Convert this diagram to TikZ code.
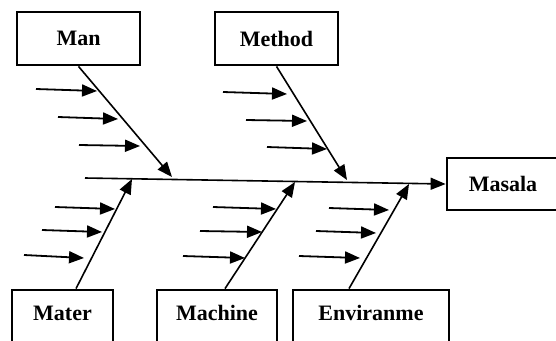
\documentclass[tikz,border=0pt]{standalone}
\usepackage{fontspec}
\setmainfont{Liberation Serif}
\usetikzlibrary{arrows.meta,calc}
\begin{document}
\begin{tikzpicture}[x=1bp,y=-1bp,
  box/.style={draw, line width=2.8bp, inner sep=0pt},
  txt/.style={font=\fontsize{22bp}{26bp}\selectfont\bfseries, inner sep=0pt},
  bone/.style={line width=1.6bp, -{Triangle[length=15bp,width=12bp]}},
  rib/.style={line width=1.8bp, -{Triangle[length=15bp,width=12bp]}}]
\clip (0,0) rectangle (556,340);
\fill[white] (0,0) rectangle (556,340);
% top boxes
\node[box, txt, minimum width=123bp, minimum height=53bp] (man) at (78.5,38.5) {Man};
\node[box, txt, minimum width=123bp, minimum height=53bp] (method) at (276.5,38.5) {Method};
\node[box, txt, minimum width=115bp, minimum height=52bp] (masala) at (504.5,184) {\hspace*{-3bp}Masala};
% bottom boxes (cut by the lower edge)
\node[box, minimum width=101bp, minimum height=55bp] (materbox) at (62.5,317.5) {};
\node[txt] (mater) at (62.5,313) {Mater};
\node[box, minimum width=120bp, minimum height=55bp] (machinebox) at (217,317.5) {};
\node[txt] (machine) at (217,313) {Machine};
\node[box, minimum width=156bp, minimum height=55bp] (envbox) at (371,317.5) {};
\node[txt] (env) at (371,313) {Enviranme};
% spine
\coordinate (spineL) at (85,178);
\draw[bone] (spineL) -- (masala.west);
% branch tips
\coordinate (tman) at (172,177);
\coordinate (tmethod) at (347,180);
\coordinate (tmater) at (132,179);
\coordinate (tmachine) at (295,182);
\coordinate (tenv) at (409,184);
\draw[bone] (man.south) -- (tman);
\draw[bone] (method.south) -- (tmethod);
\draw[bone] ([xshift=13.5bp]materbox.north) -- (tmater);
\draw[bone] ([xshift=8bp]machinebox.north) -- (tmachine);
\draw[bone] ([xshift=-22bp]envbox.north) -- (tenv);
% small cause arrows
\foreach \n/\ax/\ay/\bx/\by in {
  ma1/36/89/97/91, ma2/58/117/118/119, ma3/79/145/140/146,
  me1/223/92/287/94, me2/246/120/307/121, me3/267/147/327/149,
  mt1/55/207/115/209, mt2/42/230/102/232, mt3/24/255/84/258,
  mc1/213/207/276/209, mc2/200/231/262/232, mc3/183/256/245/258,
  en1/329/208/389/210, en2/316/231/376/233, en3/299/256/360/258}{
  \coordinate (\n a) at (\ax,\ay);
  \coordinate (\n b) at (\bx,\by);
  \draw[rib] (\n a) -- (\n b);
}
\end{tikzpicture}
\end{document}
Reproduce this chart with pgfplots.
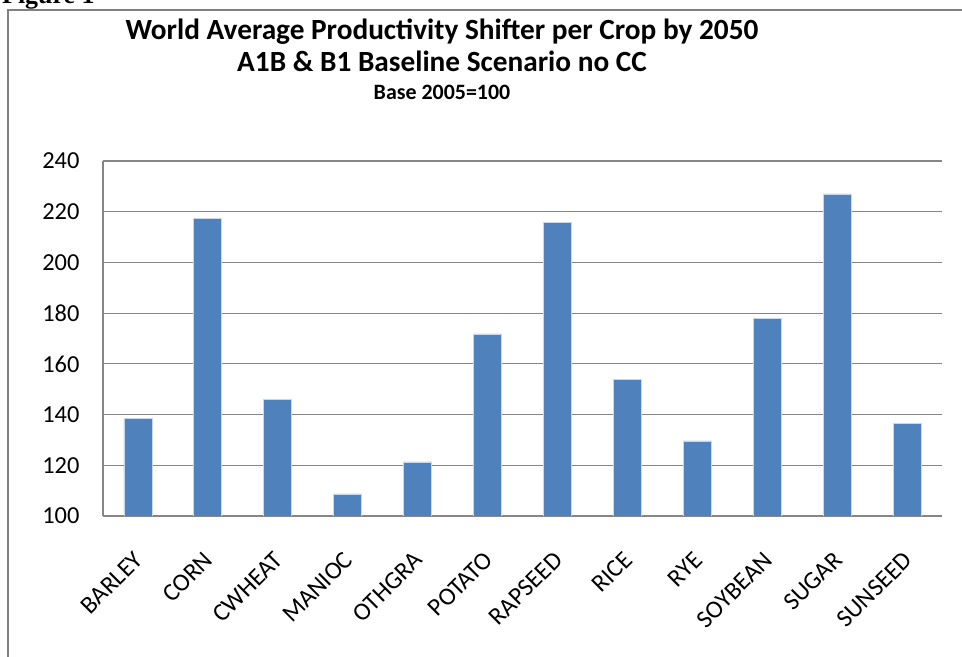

### WHAT TO PRODUCE
All preceding records should be duplicated verbatim, images excepted.

### WRITTEN ANSWER
Convert this diagram to TikZ code.
\documentclass[tikz,border=0pt]{standalone}
\usepackage{fontspec}
\setmainfont{Liberation Serif}
\usetikzlibrary{arrows.meta,calc}
\begin{document}
\begin{tikzpicture}[x=1bp,y=-1bp,
  box/.style={draw, line width=2.8bp, inner sep=0pt},
  txt/.style={font=\fontsize{22bp}{26bp}\selectfont\bfseries, inner sep=0pt},
  bone/.style={line width=1.6bp, -{Triangle[length=15bp,width=12bp]}},
  rib/.style={line width=1.8bp, -{Triangle[length=15bp,width=12bp]}}]
\clip (0,0) rectangle (556,340);
\fill[white] (0,0) rectangle (556,340);
% top boxes
\node[box, txt, minimum width=123bp, minimum height=53bp] (man) at (78.5,38.5) {Man};
\node[box, txt, minimum width=123bp, minimum height=53bp] (method) at (276.5,38.5) {Method};
\node[box, txt, minimum width=115bp, minimum height=52bp] (masala) at (504.5,184) {\hspace*{-3bp}Masala};
% bottom boxes (cut by the lower edge)
\node[box, minimum width=101bp, minimum height=55bp] (materbox) at (62.5,317.5) {};
\node[txt] (mater) at (62.5,313) {Mater};
\node[box, minimum width=120bp, minimum height=55bp] (machinebox) at (217,317.5) {};
\node[txt] (machine) at (217,313) {Machine};
\node[box, minimum width=156bp, minimum height=55bp] (envbox) at (371,317.5) {};
\node[txt] (env) at (371,313) {Enviranme};
% spine
\coordinate (spineL) at (85,178);
\draw[bone] (spineL) -- (masala.west);
% branch tips
\coordinate (tman) at (172,177);
\coordinate (tmethod) at (347,180);
\coordinate (tmater) at (132,179);
\coordinate (tmachine) at (295,182);
\coordinate (tenv) at (409,184);
\draw[bone] (man.south) -- (tman);
\draw[bone] (method.south) -- (tmethod);
\draw[bone] ([xshift=13.5bp]materbox.north) -- (tmater);
\draw[bone] ([xshift=8bp]machinebox.north) -- (tmachine);
\draw[bone] ([xshift=-22bp]envbox.north) -- (tenv);
% small cause arrows
\foreach \n/\ax/\ay/\bx/\by in {
  ma1/36/89/97/91, ma2/58/117/118/119, ma3/79/145/140/146,
  me1/223/92/287/94, me2/246/120/307/121, me3/267/147/327/149,
  mt1/55/207/115/209, mt2/42/230/102/232, mt3/24/255/84/258,
  mc1/213/207/276/209, mc2/200/231/262/232, mc3/183/256/245/258,
  en1/329/208/389/210, en2/316/231/376/233, en3/299/256/360/258}{
  \coordinate (\n a) at (\ax,\ay);
  \coordinate (\n b) at (\bx,\by);
  \draw[rib] (\n a) -- (\n b);
}
\end{tikzpicture}
\end{document}
Reproduce this chart with pgfplots.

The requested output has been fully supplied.